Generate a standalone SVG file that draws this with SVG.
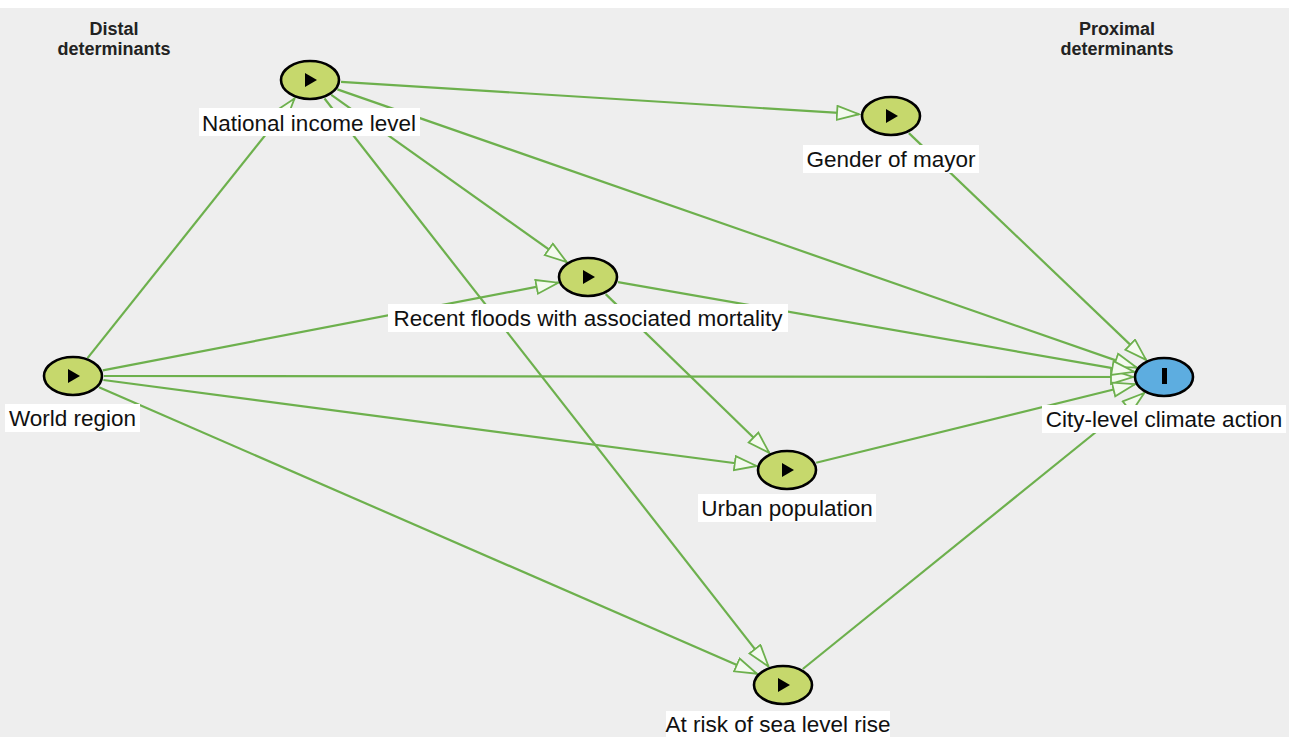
<svg xmlns="http://www.w3.org/2000/svg" width="1289" height="737" viewBox="0 0 1289 737">
<defs>
<style>
.bg{fill:#eeeeee}
.edge{fill:none;stroke:#6db04d;stroke-width:2.2;marker-end:url(#arr)}
.node{fill:#c6d86c;stroke:#000;stroke-width:2.6}
.out{fill:#5dade0;stroke:#000;stroke-width:2.6}
.icon{fill:#000}
.lbl{font-family:"Liberation Sans",Arial,sans-serif;font-size:22.5px;fill:#111;text-anchor:middle}
.lblbg{fill:#ffffff}
.head{font-family:"Liberation Sans",Arial,sans-serif;font-size:18px;font-weight:bold;fill:#222;text-anchor:middle}
</style>
<marker id="arr" markerUnits="userSpaceOnUse" markerWidth="26" markerHeight="18" refX="23" refY="8" orient="auto">
<path d="M1,1 L23,8 L1,15 Z" fill="#f4faef" stroke="#6db04d" stroke-width="1.8"/>
</marker>
</defs>
<rect x="0" y="0" width="1289" height="737" fill="#ffffff"/>
<rect class="bg" x="0" y="8" width="1289" height="729"/>
<g id="headings">
<text class="head" x="114" y="35">Distal</text>
<text class="head" x="114" y="55">determinants</text>
<text class="head" x="1117" y="35">Proximal</text>
<text class="head" x="1117" y="55">determinants</text>
</g>
<g id="connectors">
<line class="edge" x1="87.5" y1="358.1" x2="294.5" y2="98.5"/>
<line class="edge" x1="341" y1="81.8" x2="859" y2="114.2"/>
<line class="edge" x1="337.4" y1="89.4" x2="1136.6" y2="367.6"/>
<line class="edge" x1="331.3" y1="94.9" x2="566.7" y2="262.1"/>
<line class="edge" x1="324.5" y1="98.5" x2="768.5" y2="666.5"/>
<line class="edge" x1="102.8" y1="370.3" x2="558.2" y2="282.7"/>
<line class="edge" x1="104" y1="376" x2="1133" y2="377"/>
<line class="edge" x1="103.4" y1="380" x2="756.6" y2="466"/>
<line class="edge" x1="99" y1="387.3" x2="757" y2="673.7"/>
<line class="edge" x1="618" y1="282.2" x2="1134" y2="371.8"/>
<line class="edge" x1="605.7" y1="294.1" x2="769.3" y2="452.9"/>
<line class="edge" x1="908.9" y1="133.1" x2="1146.1" y2="359.9"/>
<line class="edge" x1="816.1" y1="462.8" x2="1134.9" y2="384.2"/>
<line class="edge" x1="802.8" y1="669" x2="1144.2" y2="393"/>
</g>
<g id="node-national">
<ellipse class="node" cx="310" cy="80" rx="29" ry="19"/>
<polygon class="icon" points="305,73 317,80 305,87"/>
<rect class="lblbg" x="199" y="108" width="221" height="28"/>
<text class="lbl" x="309" y="131">National income level</text>
</g>
<g id="node-gender">
<ellipse class="node" cx="891" cy="116" rx="29" ry="19"/>
<polygon class="icon" points="886,109 898,116 886,123"/>
<rect class="lblbg" x="803" y="145" width="176" height="28"/>
<text class="lbl" x="891" y="167">Gender of mayor</text>
</g>
<g id="node-floods">
<ellipse class="node" cx="588" cy="277" rx="29" ry="19"/>
<polygon class="icon" points="583,270 595,277 583,284"/>
<rect class="lblbg" x="388" y="304" width="400" height="28"/>
<text class="lbl" x="588" y="326">Recent floods with associated mortality</text>
</g>
<g id="node-world">
<ellipse class="node" cx="73" cy="376" rx="29" ry="19"/>
<polygon class="icon" points="68,369 80,376 68,383"/>
<rect class="lblbg" x="5" y="404" width="135" height="28"/>
<text class="lbl" x="72.5" y="426">World region</text>
</g>
<g id="node-city">
<ellipse class="out" cx="1164" cy="377" rx="29" ry="19"/>
<rect class="icon" x="1162" y="368" width="5" height="16"/>
<rect class="lblbg" x="1042" y="405" width="244" height="28"/>
<text class="lbl" x="1164" y="427">City-level climate action</text>
</g>
<g id="node-urban">
<ellipse class="node" cx="787" cy="470" rx="29" ry="19"/>
<polygon class="icon" points="782,463 794,470 782,477"/>
<rect class="lblbg" x="698" y="494" width="178" height="28"/>
<text class="lbl" x="787" y="516">Urban population</text>
</g>
<g id="node-risk">
<ellipse class="node" cx="783" cy="685" rx="29" ry="19"/>
<polygon class="icon" points="778,678 790,685 778,692"/>
<rect class="lblbg" x="666" y="711" width="224" height="26"/>
<text class="lbl" x="778" y="732">At risk of sea level rise</text>
</g>
</svg>
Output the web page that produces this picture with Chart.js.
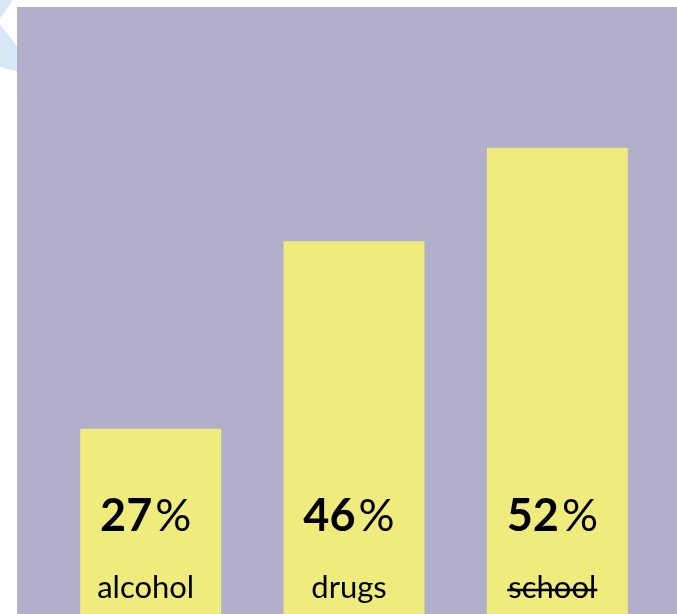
<!DOCTYPE html>
<html>
<head>
<meta charset="utf-8">
<script src="https://cdn.jsdelivr.net/npm/chart.js@4"></script>
<style>
  html, body { margin: 0; padding: 0; background: #ffffff; }
  #wrap { width: 677px; height: 614px; position: relative; }
</style>
</head>
<body>
<div id="wrap"><canvas id="chart"></canvas></div>
<script>
// categories and values
const categories = ["alcohol", "drugs", "school"];
const percentLabels = ["27", "46", "52"];
// bar heights as share of the panel height
const barHeights = [30.5, 61.4, 76.8];
const struckOut = [false, false, true];

const PANEL = "#b1afca";
const BAR = "#efeb7c";
const FONT = "Futura, 'Century Gothic', 'URW Gothic', Lato, sans-serif";

const backdrop = {
  id: "backdrop",
  beforeDraw(chart) {
    const ctx = chart.ctx;
    ctx.save();
    // pale star peeking out at the left edge
    ctx.fillStyle = "#d7e7f5";
    ctx.beginPath();
    const cx = -40, cy = 22, outer = 100, inner = 38;
    const start = 35 * Math.PI / 180;
    for (let i = 0; i < 10; i++) {
      const r = i % 2 === 0 ? outer : inner;
      const a = start + i * Math.PI / 5;
      const px = cx + r * Math.cos(a);
      const py = cy + r * Math.sin(a);
      if (i === 0) ctx.moveTo(px, py); else ctx.lineTo(px, py);
    }
    ctx.closePath();
    ctx.fill();
    ctx.fillStyle = PANEL;
    ctx.fillRect(17, 7, 660, 607);
    ctx.restore();
  }
};

const barText = {
  id: "barText",
  afterDatasetsDraw(chart) {
    const ctx = chart.ctx;
    const meta = chart.getDatasetMeta(0);
    ctx.save();
    ctx.fillStyle = "#000000";
    ctx.strokeStyle = "#000000";
    ctx.textBaseline = "alphabetic";
    meta.data.forEach((bar, i) => {
      const x = bar.x - 5;
      // number bold, percent sign regular
      ctx.font = `bold 45px ${FONT}`;
      const num = percentLabels[i];
      const wNum = ctx.measureText(num).width;
      ctx.font = `45px ${FONT}`;
      const wPct = ctx.measureText("%").width;
      const left = x - (wNum + wPct + 3) / 2;
      ctx.textAlign = "left";
      ctx.font = `bold 45px ${FONT}`;
      ctx.fillText(num, left, 531);
      ctx.font = `45px ${FONT}`;
      ctx.fillText("%", left + wNum + 3, 531);

      ctx.font = `31px ${FONT}`;
      ctx.textAlign = "center";
      ctx.fillText(categories[i], x, 598);
      if (struckOut[i]) {
        const w = ctx.measureText(categories[i]).width;
        ctx.lineWidth = 2.5;
        ctx.beginPath();
        ctx.moveTo(x - w / 2 - 1, 590);
        ctx.lineTo(x + w / 2 + 1, 590);
        ctx.stroke();
      }
    });
    ctx.restore();
  }
};

new Chart(document.getElementById("chart"), {
  type: "bar",
  data: {
    labels: categories,
    datasets: [{
      data: barHeights,
      backgroundColor: BAR,
      borderWidth: 0,
      categoryPercentage: 1,
      barPercentage: 0.693
    }]
  },
  options: {
    responsive: true,
    maintainAspectRatio: false,
    animation: false,
    layout: { padding: { left: 49, right: 18, top: 7, bottom: 0 } },
    plugins: {
      legend: { display: false },
      tooltip: { enabled: false }
    },
    scales: {
      x: { display: false },
      y: { display: false, min: 0, max: 100 }
    }
  },
  plugins: [backdrop, barText]
});
</script>
</body>
</html>
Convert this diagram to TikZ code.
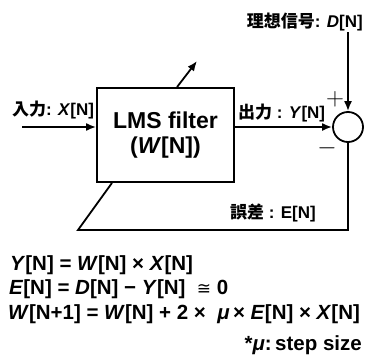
\documentclass[tikz,border=0pt]{standalone}
\usepackage{fontspec}
\setmainfont{Liberation Sans}
\newfontfamily\jp{Noto Sans CJK JP}
\newfontfamily\dejavu{DejaVu Sans}
\usetikzlibrary{arrows.meta,calc}

\tikzset{
  lbl/.style={font=\fontsize{17}{17}\selectfont\bfseries, inner sep=0pt},
  eqn/.style={font=\fontsize{20.5}{20.5}\selectfont\bfseries, inner sep=0pt},
  wire/.style={line width=1.8pt},
  sig/.style={wire, -{Latex[length=10pt,width=8pt]}},
}

\begin{document}
\begin{tikzpicture}[x=1pt,y=1pt]
\useasboundingbox (0,0) rectangle (366,360);

% LMS filter block
\node[draw, wire, minimum width=137pt, minimum height=94pt, align=center,
  font=\fontsize{23}{25}\selectfont\bfseries] (filt) at (165.5,225)
  {LMS filter\\(\textit{W}[N])};

% Summing point
\node[draw, wire, circle, minimum size=30pt, inner sep=0pt] (sum) at (348,233) {};
\node (plus) at (335,261) {\fontsize{24}{24}\selectfont$+$};
\node (minus) at (327,212) {\fontsize{24}{24}\selectfont$-$};

% Input
\coordinate (xin) at (22,233);
\draw[sig] (xin) -- (xin -| filt.west);
\node[lbl, anchor=base west] (xlbl) at (12,245) {{\jp 入力}: \textit{X}[N]};

% Output
\draw[sig] (sum.west -| filt.east) -- (sum.west);
\node[lbl, anchor=base west] (ylbl) at (238,242) {{\jp 出力} : \textit{Y}[N]};

% Desired signal
\coordinate (din) at (348,328);
\draw[sig] (din) -- (sum.north);
\node[lbl, anchor=base east] (dlbl) at (363,333) {{\jp 理想信号}: \textit{D}[N]};

% Weight update arrow
\coordinate (wtip) at (197,299);
\draw[sig] ($(filt.north)+(11.5,0)$) -- (wtip);

% Error feedback
\coordinate (fbr) at (348,130);
\coordinate (fbl) at (78,130);
\draw[wire] (sum.south) -- (fbr) -- (fbl) -- ($(filt.south)+(-53.5,0)$);
\node[lbl, anchor=base west] (elbl) at (230,142) {{\jp 誤差} : E[N]};

% Equations
\node[eqn, anchor=base west] (eq1) at (10,90)
  {\textit{Y}[N] = \textit{W}[N] × \textit{X}[N]};
\node[eqn, anchor=base west] (eq2) at (9,65.5)
  {\textit{E}[N] = \textit{D}[N] − \textit{Y}[N]\ \ {\dejavu\mdseries\fontsize{17}{17}\selectfont ≅} 0};
\node[eqn, anchor=base west] (eq3) at (8,41)
  {\textit{W}[N+1] = \textit{W}[N] + 2 ×\ \ \textit{μ}\,× \textit{E}[N] × \textit{X}[N]};
\node[eqn, anchor=base east] (note) at (362,10) {*\textit{μ}:\,step size};
\end{tikzpicture}
\end{document}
======
◆ To do
Copy only the lines above from the one containing "Convert this diagram to TikZ code." through the one containing "(0,0) rectangle (366,360);", both included. Leave out the pictures.

◆ Solution for this task
Convert this diagram to TikZ code.
\documentclass[tikz,border=0pt]{standalone}
\usepackage{fontspec}
\setmainfont{Liberation Sans}
\newfontfamily\jp{Noto Sans CJK JP}
\newfontfamily\dejavu{DejaVu Sans}
\usetikzlibrary{arrows.meta,calc}

\tikzset{
  lbl/.style={font=\fontsize{17}{17}\selectfont\bfseries, inner sep=0pt},
  eqn/.style={font=\fontsize{20.5}{20.5}\selectfont\bfseries, inner sep=0pt},
  wire/.style={line width=1.8pt},
  sig/.style={wire, -{Latex[length=10pt,width=8pt]}},
}

\begin{document}
\begin{tikzpicture}[x=1pt,y=1pt]
\useasboundingbox (0,0) rectangle (366,360);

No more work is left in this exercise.